### data  로드
* https://github.com/cpm0722/transformer_pytorch/ 참고 

In [1]:
import torch
import torchtext
import spacy
import os
import pickle
from torchtext.data.utils import get_tokenizer
from torchtext.vocab import build_vocab_from_iterator
from torch.utils.data import DataLoader
import torchtext.transforms as T

In [2]:
# ! python -m spacy download en
# ! python -m spacy download de

spacy_lang_dict = {
        'en': "en_core_web_sm",
        'de': "de_core_news_sm"
        }

tokenizer_src = get_tokenizer("spacy", spacy_lang_dict['en'])
tokenizer_tgt = get_tokenizer("spacy", spacy_lang_dict['de'])

In [7]:
cache_dir = '../data/multi30k'
raw_dir = os.path.join(cache_dir, "raw")

train_file = os.path.join(cache_dir, "train.pkl")
valid_file = os.path.join(cache_dir, "valid.pkl")
test_file = os.path.join(cache_dir, "test.pkl")

# train.pkl
with open(os.path.join(raw_dir, "train.en"), "r") as f:
    train_en = [text.rstrip() for text in f]
    
with open(os.path.join(raw_dir, "train.de"), "r") as f:
    train_de = [text.rstrip() for text in f]
    
train = [(en, de) for en, de in zip(train_en, train_de)]

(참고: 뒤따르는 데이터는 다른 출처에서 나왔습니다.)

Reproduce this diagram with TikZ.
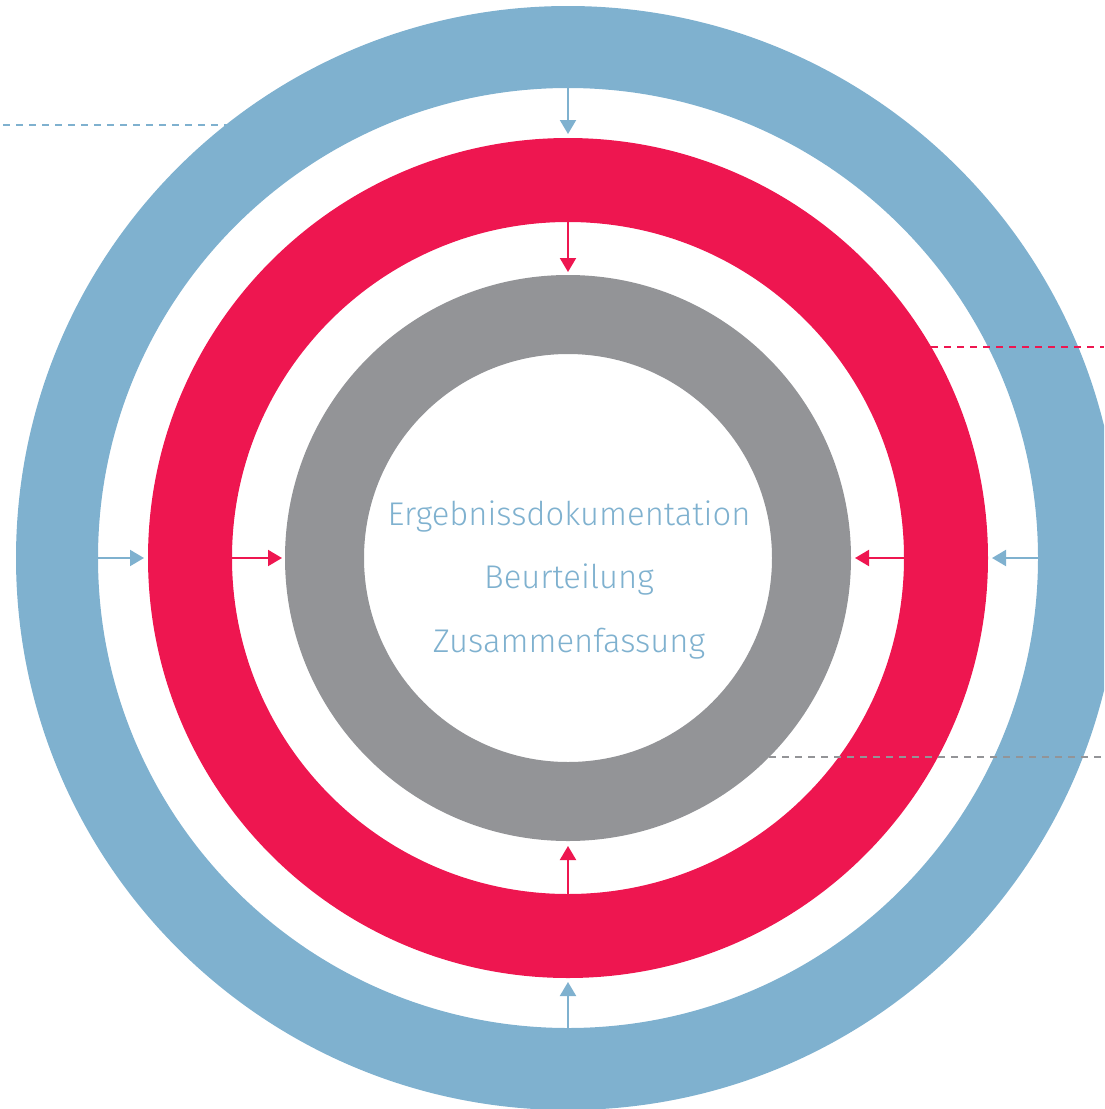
\documentclass[tikz,border=0pt]{standalone}
\usepackage{fontspec}
\setmainfont{Fira Sans Light}
\usetikzlibrary{arrows.meta}
\definecolor{ringblue}{HTML}{7FB1CF}
\definecolor{ringred}{HTML}{EE1650}
\definecolor{ringgray}{HTML}{939497}
\tikzset{
  ring/.style={even odd rule},
  flow/.style={line width=2pt,-{Triangle[width=16pt,length=14pt]}},
  guide/.style={line width=2.8pt,dash pattern=on 6.5pt off 6.5pt},
  label/.style={anchor=base,text=ringblue,font=\fontsize{32.8}{33}\selectfont,inner sep=0pt}
}
\begin{document}
\begin{tikzpicture}[x=1pt,y=1pt]
\useasboundingbox (0,0) rectangle (1104,-1109);
\clip (0,0) rectangle (1104,-1109);
\coordinate (c) at (568,-558);
% guide line behind blue ring
\coordinate (gb1) at (3,-125);
\coordinate (gb2) at (230,-125);
\draw[guide,ringblue] (gb1) -- (gb2);
% rings
\fill[ring,ringblue] (c) circle (552) (c) circle (470);
\fill[ring,ringred] (c) circle (420) (c) circle (336);
\fill[ring,ringgray] (c) circle (283) (c) circle (204);
% guide lines on top
\coordinate (gr1) at (931,-347);
\coordinate (gr2) at (1104,-347);
\draw[guide,ringred] (gr1) -- (gr2);
\coordinate (gg1) at (769,-757);
\coordinate (gg2) at (1104,-757);
\draw[guide,ringgray] (gg1) -- (gg2);
% arrow end points
\coordinate (bt1) at (568,-88);   \coordinate (bt2) at (568,-134);
\coordinate (bb1) at (568,-1028); \coordinate (bb2) at (568,-982);
\coordinate (bl1) at (98,-558);   \coordinate (bl2) at (144,-558);
\coordinate (br1) at (1038,-558); \coordinate (br2) at (992,-558);
\coordinate (rt1) at (568,-222);  \coordinate (rt2) at (568,-272);
\coordinate (rb1) at (568,-894);  \coordinate (rb2) at (568,-846);
\coordinate (rl1) at (232,-558);  \coordinate (rl2) at (282,-558);
\coordinate (rr1) at (905,-558);  \coordinate (rr2) at (855,-558);
\draw[flow,ringblue] (bt1) -- (bt2);
\draw[flow,ringblue] (bb1) -- (bb2);
\draw[flow,ringblue] (bl1) -- (bl2);
\draw[flow,ringblue] (br1) -- (br2);
\draw[flow,ringred] (rt1) -- (rt2);
\draw[flow,ringred] (rb1) -- (rb2);
\draw[flow,ringred] (rl1) -- (rl2);
\draw[flow,ringred] (rr1) -- (rr2);
% texts
\node[label] (t1) at (569,-525) {Ergebnissdokumentation};
\node[label] (t2) at (569,-588) {Beurteilung};
\node[label] (t3) at (569,-652) {Zusammenfassung};
\end{tikzpicture}
\end{document}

# with open(train_file, "wb") as f:
#         pickle.dump(train, f)
        
# valid.pkl

with open(os.path.join(raw_dir, "val.en"), "r") as f:
        valid_en = [text.rstrip() for text in f]
with open(os.path.join(raw_dir, "val.de"), "r") as f:
        valid_de = [text.rstrip() for text in f]
valid = [(en, de) for en, de in zip(valid_en, valid_de)]

# with open(valid_file, "wb") as f:
#         pickle.dump(valid, f)
        
# test.pkl

with open(os.path.join(raw_dir, "test_2016_flickr.en"), "r") as f:
                test_en = [text.rstrip() for text in f]
with open(os.path.join(raw_dir, "test_2016_flickr.de"), "r") as f:
    test_de = [text.rstrip() for text in f]
test = [(en, de) for en, de in zip(test_en, test_de)]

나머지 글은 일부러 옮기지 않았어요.